Agreement sees Belgrade move embassy to Jerusalem, following in Trump administration’s footsteps

Vincent Wood
Friday 04 September 2020 18:24 BST
US President Donald Trump (C), Kosovar Prime Minister Avdullah Hoti (R) and Serbian President Aleksandar Vucic (L) attend a signing ceremony in the Oval Office
US President Donald Trump (C), Kosovar Prime Minister Avdullah Hoti (R) and Serbian President Aleksandar Vucic (L) attend a signing ceremony in the Oval Office

Serbia and Kosovo announced that they have normalised economic ties as part of US-brokered discussions that also include Belgrade moving its Israeli embassy to Jerusalem and Pristina recognising Israel.

After two days of meetings with Trump administration officials, Serbian president Aleksandar Vucic and Kosovo's prime minister Avdullah Hoti agreed to cooperate on a range of economic fronts to attract investment and create jobs.

The accord marks a diplomatic success for US president Donald Trump ahead of the November presidential election, while furthering his administration's push to improve Israel's international standing.

"Truly, it is historic," Mr Trump said, standing alongside the two leaders in the Oval Office.

"I look forward to going to both countries in the not too distant future."

The decision to move Serbia’s embassy from Tel Aviv follows the Trump administration’s recognition of Jerusalem as Israel’s capital in 2017, and the movement of its own embassy to the city the following year.

And while the US has encouraged others to follow suit, the move has been widely criticised by Palestinians and many in Europe while the Israeli-Palestinian conflict remains unresolved.

Meanwhile the predominantly Muslim nation of Kosovo has never before recognised Israel, while Israel has never recognised Kosovo.

The Kosovan parliament declared its independence from Serbia in 2008, nine years on from the NATO operation in the region following Serbia’s bloody crackdown against ethnic Albanians in Kosovo.

And while most nations have recognised Kosovo's independence, Serbia and its allies Russia and China have not — keeping tensions simmering and preventing a full stabilisation of the Balkan region after the bloody wars in the 1990s.

"We haven't resolved all our problems.

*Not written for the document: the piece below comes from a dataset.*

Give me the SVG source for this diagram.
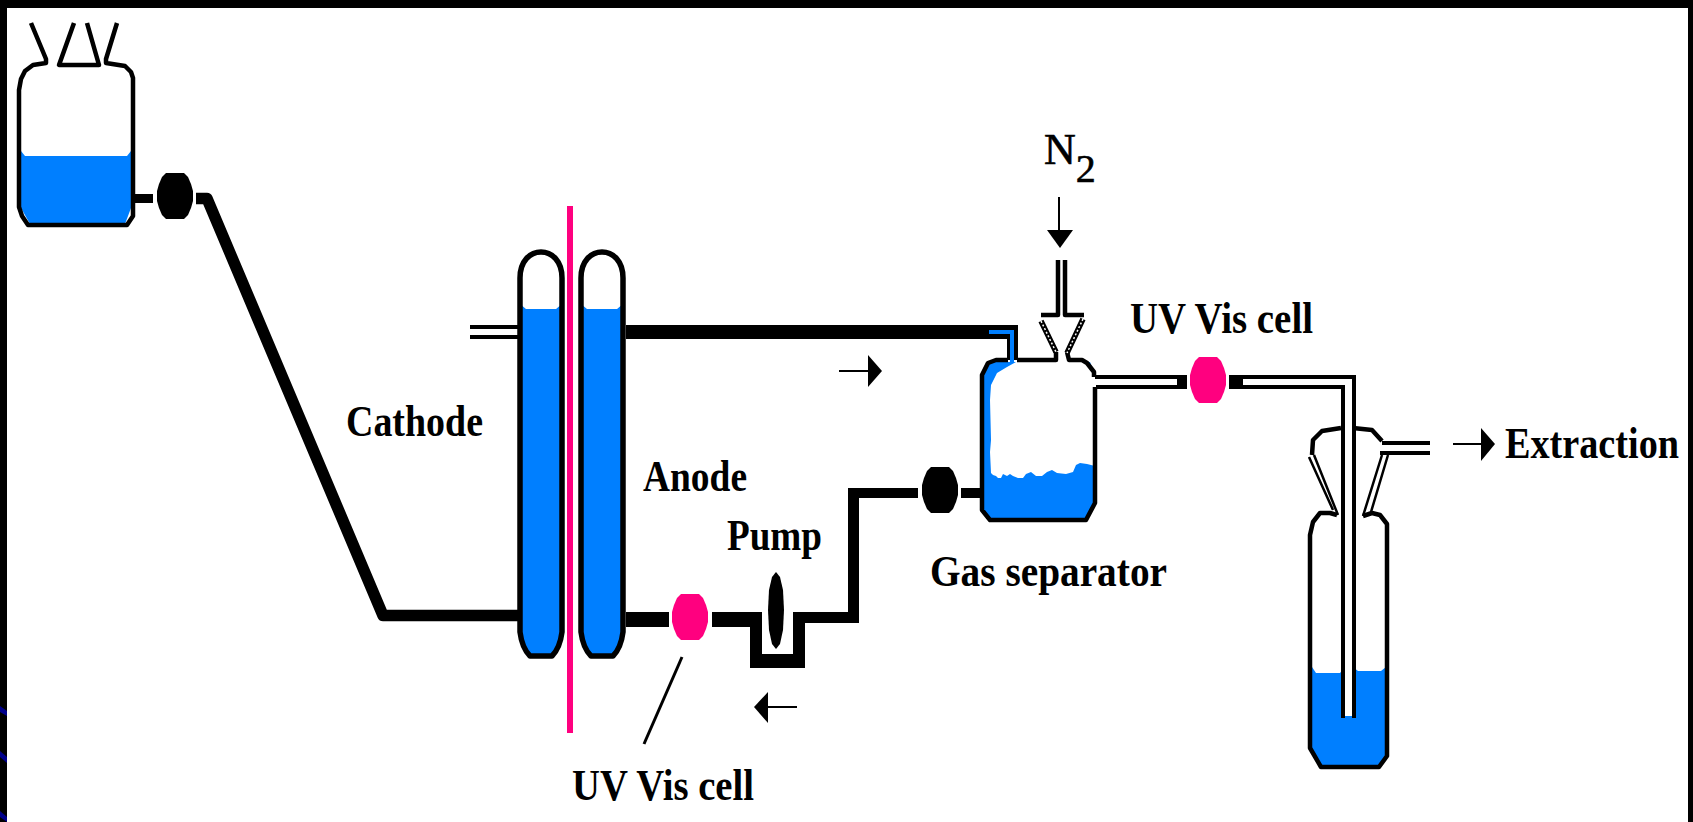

There are still differences," the Serbian leader said, adding that having a unified economic zone with Kosovo was a "huge step forward".

Mr Hoti also described the economic cooperation as a "huge step forward" in the relationship and said the two leaders were committed to working together.

While the two nations had previously forged agreements on air, rail and transit, the latest accord extended areas of economic cooperation following frustration from business leaders both sides of the border amid ongoing political talks brokered by the European Union.

On Monday, Mr Vucic and Mr Hoti are scheduled to go to Brussels to hold talks under EU foreign policy chief Josep Borrell and special envoy for the Belgrade-Pristina dialogue Miroslav Lajcak.

While the EU talks have run in parallel to those in the US, which are focussed on economic development, some officials in Brussels have not fully embraced the involvement of Washington.

The most recent White House summit had initially been scheduled for June, but it was cancelled after Kosovo President Hashim Thaci was indicted for war crimes by an international court.